Had I read the article, I might have discovered why he would eventually move on to the Yankees. Once you're passed the surprise that Reggie even played for the Orioles, you're less surprised that he never wanted to be there. He held out at the beginning of the season and played poorly up to the All-Star Break. He would play out a season there and raise his numbers high enough to make himself tantalizing to the free agent market. He wanted, as he says in the article, to "go to a place with a liberal attitude." Interestingly enough, he specifically eliminated both the Mets and the Dodgers "because they emphasize organization over individuality." For a Mets fan this is hilarious to consider, especially when the Mets of the late 70's were so consistently bad. It's impossible to imagine their possessing a concrete organization of any kind, except for Tom Seaver, whose days on the team were numbered. Did Jackson consider staying in Baltimore in 1976? In the article, this remains inconclusive. We'll see, he seems to say. Right.
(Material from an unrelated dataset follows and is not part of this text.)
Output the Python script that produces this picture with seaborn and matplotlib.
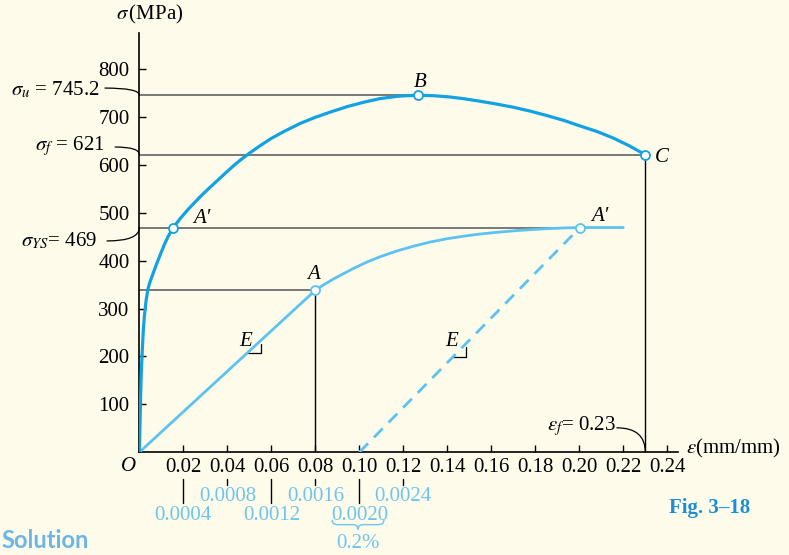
import matplotlib
matplotlib.use('Agg')
import matplotlib.pyplot as plt
from matplotlib.path import Path
from matplotlib.patches import PathPatch
import seaborn as sns

# --- values ---
# engineering stress-strain curve, large strain scale
upper_strain = [0, 0.0003, 0.0006, 0.0009, 0.00136, 0.0018, 0.00227, 0.00305, 0.00395,
                0.0048, 0.00577, 0.00759, 0.00941, 0.01123, 0.01305, 0.01545, 0.01845,
                0.0222, 0.0276, 0.031, 0.035, 0.039, 0.0426, 0.046,
                0.050, 0.055, 0.060, 0.066, 0.073, 0.080, 0.0875, 0.095, 0.1025,
                0.1094, 0.1175, 0.1268, 0.134, 0.141, 0.148, 0.1549, 0.162, 0.170,
                0.1776, 0.185, 0.193, 0.2003, 0.208, 0.2153, 0.2225, 0.23]
upper_stress = [0, 60, 120, 168, 214, 255, 283, 316, 341,
                355, 367, 390, 411, 432, 450, 469, 487,
                507, 533, 548, 565, 582, 597, 610,
                624, 640, 655, 670, 686, 699, 711, 722, 731,
                738, 743, 745.2, 744, 741.5, 737.5, 732.5, 727, 720,
                712, 703, 692.5, 681, 669.5, 656, 640, 621]

# the same curve with the strain scale stretched (lower axis labels)
lower_strain = [0, 0.08, 0.084, 0.088, 0.0925, 0.0975, 0.103, 0.1094, 0.117,
                0.1246, 0.132, 0.1397, 0.1475, 0.155, 0.1625, 0.170, 0.1775,
                0.185, 0.1925, 0.2003, 0.22]
lower_stress = [0, 338, 350, 361, 372, 384, 396, 408, 420,
                430, 438.5, 445.5, 451, 455.5, 459, 462, 464.5,
                466.5, 468, 469, 469]

# 0.2 % offset line
offset_strain = [0.10, 0.2003]
offset_stress = [0, 469]

upper_pts_strain = [0.01545, 0.1268, 0.23]
upper_pts_stress = [469, 745.2, 621]
lower_pts_strain = [0.08, 0.2003]
lower_pts_stress = [338, 469]

x_ticks = [0.02, 0.04, 0.06, 0.08, 0.10, 0.12, 0.14, 0.16, 0.18, 0.20, 0.22, 0.24]
y_ticks = [100, 200, 300, 400, 500, 600, 700, 800]
small_ticks = [0.02, 0.04, 0.06, 0.08, 0.10, 0.12]
small_labels = ['0.0004', '0.0008', '0.0012', '0.0016', '0.0020', '0.0024']

BG = '#fefbea'
DARK = '#12a2e2'
LIGHT = '#5cc2f0'
LBL_BLUE = '#6cc5ee'
FS = 15

sns.set_style('ticks')
plt.rcParams['font.family'] = ['Liberation Serif', 'DejaVu Serif']
plt.rcParams['mathtext.fontset'] = 'stix'
plt.rcParams['text.color'] = 'black'

fig = plt.figure(figsize=(7.89, 5.55), dpi=100, facecolor=BG)
ax = fig.add_axes([0.1766, 0.1851, 0.6828, 0.7555])
ax.set_facecolor(BG)

# reference lines
ax.hlines([745.2, 621, 469, 338], 0, [0.1268, 0.23, 0.2003, 0.08],
          color='#555555', lw=1.1, zorder=1)
ax.vlines([0.08, 0.23], 0, [338, 621], color='black', lw=1.0, zorder=1)

# curves
sns.lineplot(x=lower_strain, y=lower_stress, sort=False, estimator=None,
             color=LIGHT, linewidth=2.0, ax=ax, zorder=3)
sns.lineplot(x=offset_strain, y=offset_stress, sort=False, estimator=None,
             color=LIGHT, linewidth=2.0, ax=ax, zorder=3)
ax.lines[-1].set_dashes([4.5, 3])
sns.lineplot(x=upper_strain, y=upper_stress, sort=False, estimator=None,
             color=DARK, linewidth=2.3, ax=ax, zorder=4)

sns.scatterplot(x=upper_pts_strain, y=upper_pts_stress, s=42, color='white',
                edgecolor=DARK, linewidth=1.3, ax=ax, zorder=5)
sns.scatterplot(x=lower_pts_strain, y=lower_pts_stress, s=42, color='white',
                edgecolor=LIGHT, linewidth=1.3, ax=ax, zorder=5)

ax.set_xlim(0, 0.2449)
ax.set_ylim(0, 875)
ax.set_xticks(x_ticks)
ax.set_xticklabels([f'{t:.2f}' for t in x_ticks])
ax.set_yticks(y_ticks)
ax.set_xlabel('')
ax.set_ylabel('')
ax.tick_params(direction='in', length=5, width=1, colors='black', labelsize=FS)
ax.tick_params(axis='x', pad=4)
ax.tick_params(axis='y', pad=7)
sns.despine(ax=ax)
for s in ['left', 'bottom']:
    ax.spines[s].set_color('black')
    ax.spines[s].set_linewidth(1.2)

# axis titles
ax.text(0.0045, 913, r'$\sigma\,$(MPa)', fontsize=FS, ha='center', va='center', clip_on=False)
ax.text(0.2487, 8, r'$\epsilon$(mm/mm)', fontsize=FS, ha='left', va='center', clip_on=False)
ax.text(-0.0051, -30, 'O', fontsize=FS, style='italic', ha='center', va='center')

# point names
ital = dict(fontsize=FS, style='italic', ha='center', va='center')
ax.text(0.0284, 488, 'A′', **ital)
ax.text(0.1276, 771, 'B', **ital)
ax.text(0.2375, 616, 'C', **ital)
ax.text(0.0791, 370, 'A', **ital)
ax.text(0.2094, 492, 'A′', **ital)
ax.text(0.0481, 232, 'E', **ital)
ax.text(0.1420, 232, 'E', **ital)

# small right-angle marks on the slopes
for x0, slope, x_base in [(0.0492, 338 / 0.08, 0), (0.1427, 469 / 0.1003, 0.10)]:
    y0 = slope * (x0 - x_base)
    ax.plot([x0, x0 + 0.006, x0 + 0.006], [y0, y0, y0 + 19], color='black', lw=0.9, zorder=2)

# value labels with curved leaders
lead = dict(arrowstyle='-', lw=0.9, color='black', shrinkA=0, shrinkB=0)
for txt, tx, ty, sx, sy, ex, ey in [
        (r'$\sigma_u$ = 745.2', -0.0180, 757, -0.0156, 760, 0, 745.2),
        (r'$\sigma_f$ = 621', -0.0158, 640, -0.0110, 637, 0, 621),
        (r'$\sigma_{YS}$= 469', -0.0194, 440, -0.0147, 441, 0, 469),
        (r'$\epsilon_f$= 0.23', 0.2168, 54, 0.2171, 51, 0.23, 0)]:
    ax.text(tx, ty, txt, fontsize=FS, ha='right', va='center', clip_on=False)
    ax.annotate('', xy=(ex, ey), xytext=(sx, sy), annotation_clip=False,
                arrowprops=dict(connectionstyle='angle3,angleA=0,angleB=90', **lead))

# secondary strain scale under the axis
for i, (t, lab) in enumerate(zip(small_ticks, small_labels)):
    if i % 2 == 0:
        ax.plot([t, t], [-56, -105], color='black', lw=1.0, clip_on=False)
        ax.text(t, -131, lab, color=LBL_BLUE, fontsize=FS, ha='center', va='center')
    else:
        ax.plot([t, t], [-56, -68], color='black', lw=1.0, clip_on=False)
        ax.text(t, -92, lab, color=LBL_BLUE, fontsize=FS, ha='center', va='center')

# brace under 0.0020 with 0.2%
xl, xc, xr = 0.0876, 0.0994, 0.1112
yt, ym, yb = -141, -151, -161
dx = 0.0025
verts = [(xl, yt), (xl, ym), (xl + dx, ym), (xc - dx, ym), (xc, ym), (xc, yb),
         (xc, ym), (xc + dx, ym), (xr - dx, ym), (xr, ym), (xr, yt)]
codes = [Path.MOVETO, Path.CURVE3, Path.CURVE3, Path.LINETO, Path.CURVE3, Path.CURVE3,
         Path.CURVE3, Path.CURVE3, Path.LINETO, Path.CURVE3, Path.CURVE3]
ax.add_patch(PathPatch(Path(verts, codes), fill=False, edgecolor=LBL_BLUE, lw=1.0, clip_on=False))
ax.text(0.0994, -191, '0.2%', color=LBL_BLUE, fontsize=FS, ha='center', va='center')

fig.text(0.848, 0.085, 'Fig. 3–18', color='#1b8fd3', fontsize=15, fontweight='bold',
         ha='left', va='center')
fig.text(0.002, 0.012, 'Solution', color='#6ab6e6', fontsize=17, fontweight='bold',
         family='Lato', ha='left', va='baseline')

fig.savefig('out.png', dpi=100, facecolor=BG)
I have a slightly older friend who's a lifetime Orioles fan, one for whom the 70's were a time he recalls being filled with constantly great expectation. But when I ask him about Reggie Jackson in Baltimore, he replies with a shrug that conceals a slightly perceptible sense of hurt and shame. It hurt to know that Jackson didn't want to play there, so much so that the fans made him feel even less welcome after his initial holdout. This then only intensified Jackson's urge to get out of town and take off for somewhere like the Bronx. My friend didn't say it, but I recognize a fan's wounded pride. Before Gary Carter came to the Mets, the path to Flushing apparently seemed appealing only to the dour, stony-faced and grim George Foster, or the perennially frustrating Dave Kingman. Likewise, the Jets never got free agents. This feeling of being undeserving was like a sense memory, a Jungian archtype built into the subconscious of fan a former AFL team in a city where the Giants once played in Yankee Stadium.
Thus I was familiar with this feeling undeserving apprehension, even before Brett Favre - at the conclusion of his first Jets press conference - answered the question of whether or not he'll stay another season in New York with a lukewarm and hesitant, "We'll see."
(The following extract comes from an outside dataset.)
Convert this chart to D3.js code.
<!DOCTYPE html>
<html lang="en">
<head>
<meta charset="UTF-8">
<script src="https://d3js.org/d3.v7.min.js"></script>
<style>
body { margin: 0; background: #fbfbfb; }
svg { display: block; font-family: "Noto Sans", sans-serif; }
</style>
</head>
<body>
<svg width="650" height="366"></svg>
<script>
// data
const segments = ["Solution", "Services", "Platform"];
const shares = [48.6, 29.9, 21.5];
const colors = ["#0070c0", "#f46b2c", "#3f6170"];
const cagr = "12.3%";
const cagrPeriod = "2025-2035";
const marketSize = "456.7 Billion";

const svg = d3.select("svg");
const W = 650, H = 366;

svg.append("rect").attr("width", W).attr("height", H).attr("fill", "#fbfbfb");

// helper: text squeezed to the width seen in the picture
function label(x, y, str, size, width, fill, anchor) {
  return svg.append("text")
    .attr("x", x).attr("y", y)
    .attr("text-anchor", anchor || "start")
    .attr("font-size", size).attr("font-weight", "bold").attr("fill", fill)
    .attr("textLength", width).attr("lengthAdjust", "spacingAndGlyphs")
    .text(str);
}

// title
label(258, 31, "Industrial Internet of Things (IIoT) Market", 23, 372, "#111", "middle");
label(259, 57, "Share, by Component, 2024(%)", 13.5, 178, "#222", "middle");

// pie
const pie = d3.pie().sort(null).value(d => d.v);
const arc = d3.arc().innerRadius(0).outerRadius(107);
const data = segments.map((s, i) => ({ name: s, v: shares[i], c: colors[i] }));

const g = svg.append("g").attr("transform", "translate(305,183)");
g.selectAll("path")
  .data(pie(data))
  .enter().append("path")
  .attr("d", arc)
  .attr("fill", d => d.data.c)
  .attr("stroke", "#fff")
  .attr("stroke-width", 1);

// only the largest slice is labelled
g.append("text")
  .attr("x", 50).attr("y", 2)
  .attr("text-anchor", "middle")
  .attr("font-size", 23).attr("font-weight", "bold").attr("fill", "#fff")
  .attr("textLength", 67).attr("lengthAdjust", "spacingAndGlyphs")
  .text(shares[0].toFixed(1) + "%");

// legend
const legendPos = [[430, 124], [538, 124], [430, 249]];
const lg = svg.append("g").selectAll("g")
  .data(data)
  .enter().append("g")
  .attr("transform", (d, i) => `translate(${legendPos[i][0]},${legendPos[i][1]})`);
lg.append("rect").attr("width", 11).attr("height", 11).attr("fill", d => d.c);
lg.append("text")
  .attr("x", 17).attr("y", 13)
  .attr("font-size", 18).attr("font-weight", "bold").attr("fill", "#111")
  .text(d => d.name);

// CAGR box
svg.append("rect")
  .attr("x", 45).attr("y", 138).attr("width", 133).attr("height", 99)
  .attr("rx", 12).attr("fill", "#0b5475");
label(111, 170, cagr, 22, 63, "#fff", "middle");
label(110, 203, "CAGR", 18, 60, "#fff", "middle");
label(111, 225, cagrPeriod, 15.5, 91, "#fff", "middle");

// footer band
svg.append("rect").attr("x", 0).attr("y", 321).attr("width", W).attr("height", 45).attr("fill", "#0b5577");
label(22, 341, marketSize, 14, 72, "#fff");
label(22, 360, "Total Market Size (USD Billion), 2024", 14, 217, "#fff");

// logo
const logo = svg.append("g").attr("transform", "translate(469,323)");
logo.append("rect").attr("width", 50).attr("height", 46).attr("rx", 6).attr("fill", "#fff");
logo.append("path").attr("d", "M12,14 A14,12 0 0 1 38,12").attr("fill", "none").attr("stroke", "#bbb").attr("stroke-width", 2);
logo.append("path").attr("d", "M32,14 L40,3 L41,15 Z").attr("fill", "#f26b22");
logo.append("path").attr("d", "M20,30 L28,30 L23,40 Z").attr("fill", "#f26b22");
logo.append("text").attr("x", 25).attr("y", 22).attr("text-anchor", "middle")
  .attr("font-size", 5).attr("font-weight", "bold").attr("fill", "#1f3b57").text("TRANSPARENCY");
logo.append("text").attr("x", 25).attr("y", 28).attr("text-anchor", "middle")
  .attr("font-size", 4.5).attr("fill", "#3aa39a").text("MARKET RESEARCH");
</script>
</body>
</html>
We'll see. It's what Dad said when I asked if we would be going to anymore Jets games after he gave up his season tickets. It's what I say to kids when they ask if they can watch the film versions of the books we read in class. It's what I fruitlessly say to my wife when she says we need to get three dogs someday. Already feeling undeserving, I want to approach this season with the naivete of the boy who doesn't read the fine print. But one's own experience is unavoidable. When Favre moves his arm around, speaks of its feeling "tired," reminding everyone he's 38, he seems almost to be metaphorically looking at his watch. Like a one-time chronic mercy date and third wheel, I read such signs with an instinctive suspicion and paranoia. It's not just that it's getting late; it's just that he's got somewhere else he'd rather be.